Thursday, August 20, 2009

Edmund Standing on the far left's campaign to suppress criticism of Islam

This article by Edmund Standing should be compulsory reading. Standing does a great job of exposing the totalising narrative of the far left, with its quasi-religious apocalypticism and its comprehensive prescriptions for human behaviour. Not all religious positions are dangerous to our liberties (the syncretic polytheism of the ancient Romans wasn't so bad, for example), and not all dangerous ideologies are religious in the sense of postulating supernatural entities. However, many current religious positions endanger our freedoms because they have strong totalitarian, dogmatic, apocalyptic tendencies, and they attempt to use the power of the state to suppress contrary views. These positions should be critiqued and resisted. The same applies to quasi-religions such as Marxism and Nazism.

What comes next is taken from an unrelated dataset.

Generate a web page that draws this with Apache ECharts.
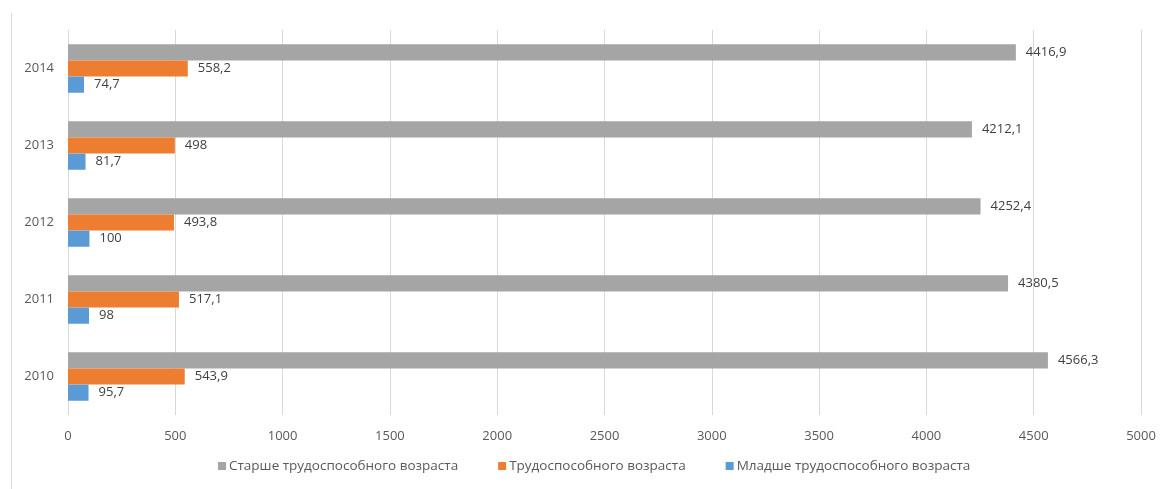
<!DOCTYPE html>
<html>
<head>
<meta charset="utf-8">
<script src="https://cdn.jsdelivr.net/npm/echarts@6/dist/echarts.min.js"></script>
<style>
html,body{margin:0;padding:0;background:#fff;}
#c{width:1166px;height:489px;}
</style>
</head>
<body>
<div id="c"></div>
<script>
const years = ['2010', '2011', '2012', '2013', '2014'];
const olderNames = 'Старше трудоспособного возраста';
const workNames = 'Трудоспособного возраста';
const youngNames = 'Младше трудоспособного возраста';
const olderVals = [4566.3, 4380.5, 4252.4, 4212.1, 4416.9];
const workVals = [543.9, 517.1, 493.8, 498, 558.2];
const youngVals = [95.7, 98, 100, 81.7, 74.7];
const xTicks = [0, 500, 1000, 1500, 2000, 2500, 3000, 3500, 4000, 4500, 5000];

const chart = echarts.init(document.getElementById('c'), null, {renderer: 'canvas'});
const fontFam = '"Open Sans", "Noto Sans", "DejaVu Sans", sans-serif';
function lbl() {
  return {
    show: true, position: 'right', distance: 10,
    color: '#404040', fontSize: 13, fontFamily: fontFam,
    formatter: p => String(p.value).replace('.', ',')
  };
}
chart.setOption({
  animation: false,
  grid: {left: 68, right: 25, top: 30, bottom: 74, containLabel: false},
  legend: {
    data: [olderNames, workNames, youngNames],
    bottom: 11, left: 213,
    itemWidth: 8, itemHeight: 8, itemGap: 40,
    icon: 'rect',
    textStyle: {color: '#595959', fontSize: 13.5, fontFamily: fontFam, padding: [0, 0, 0, -2]}
  },
  xAxis: {
    type: 'value', min: xTicks[0], max: xTicks[xTicks.length - 1], interval: 500,
    axisLine: {show: false}, axisTick: {show: false},
    splitLine: {show: true, lineStyle: {color: '#d9d9d9', width: 1}},
    axisLabel: {color: '#595959', fontSize: 13, fontFamily: fontFam, margin: 15,
      formatter: v => String(v)}
  },
  yAxis: {
    type: 'category', data: years,
    axisLine: {show: false}, axisTick: {show: false},
    axisLabel: {color: '#595959', fontSize: 13, fontFamily: fontFam, margin: 14}
  },
  series: [
    {name: olderNames, type: 'bar', data: olderVals, itemStyle: {color: '#a5a5a5'}, barGap: '0%', barCategoryGap: '37%', label: lbl()},
    {name: workNames, type: 'bar', data: workVals, itemStyle: {color: '#ed7d31'}, barGap: '0%', barCategoryGap: '37%', label: lbl()},
    {name: youngNames, type: 'bar', data: youngVals, itemStyle: {color: '#5b9bd5'}, barGap: '0%', barCategoryGap: '37%', label: lbl()}
  ],
  graphic: [{
    type: 'line', shape: {x1: 11.5, y1: 13, x2: 11.5, y2: 489},
    style: {stroke: '#d9d9d9', lineWidth: 1}
  }]
});
</script>
</body>
</html>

In this case, we see hardline Marxists attempting to characterise any criticism of Islam, as a body of beliefs and sanctioned practices, as something akin to racism. It is nothing of the sort.

Hardline Marxists are not friends of liberal secularists. Marx did have some worthwhile sociological insights, but a dogmatic and comprehensive Marxist worldview shares all the worst characteristics of the monotheistic religions.

1 comment:

Steve Zara said...

There is a mirror image of the problem that has to be understood as well: Uncritical and emotional demonisation of all who identify as Muslims. This is something I come across regularly. And, there is without doubt in some countries at least some attacking of Islam that really is racist. This is because there is a very strong correlation in some countries, such as the UK, between Islam and race/skin colour. For the far-right, outspoken atheists are sometimes seen as 'useful idiots' in the battle against a racial group. In the UK this has been seen with the BNP's use and promotion of Pat Condell's videos (Condell himself does not share their extreme politics).

The following phrase from the B/W article:
a political delusion based on faith in the existence an imagined 'racist imperialist' conspiracy and a conviction that they are a morally pure elite who will one day lead ' an aroused people' to revolutionary glory.

Describes perfectly the attitude of far-right groups that can attempt to piggyback on the "less thoughtful" and more emotional attacks on Islam.

There can be useful and productive criticism of reactionary and oppressive religion. (There has to be!) But I think for this criticism to be most effective, the ways that religion and opposition to religion are seen by those on both the far left and far right has to be understood.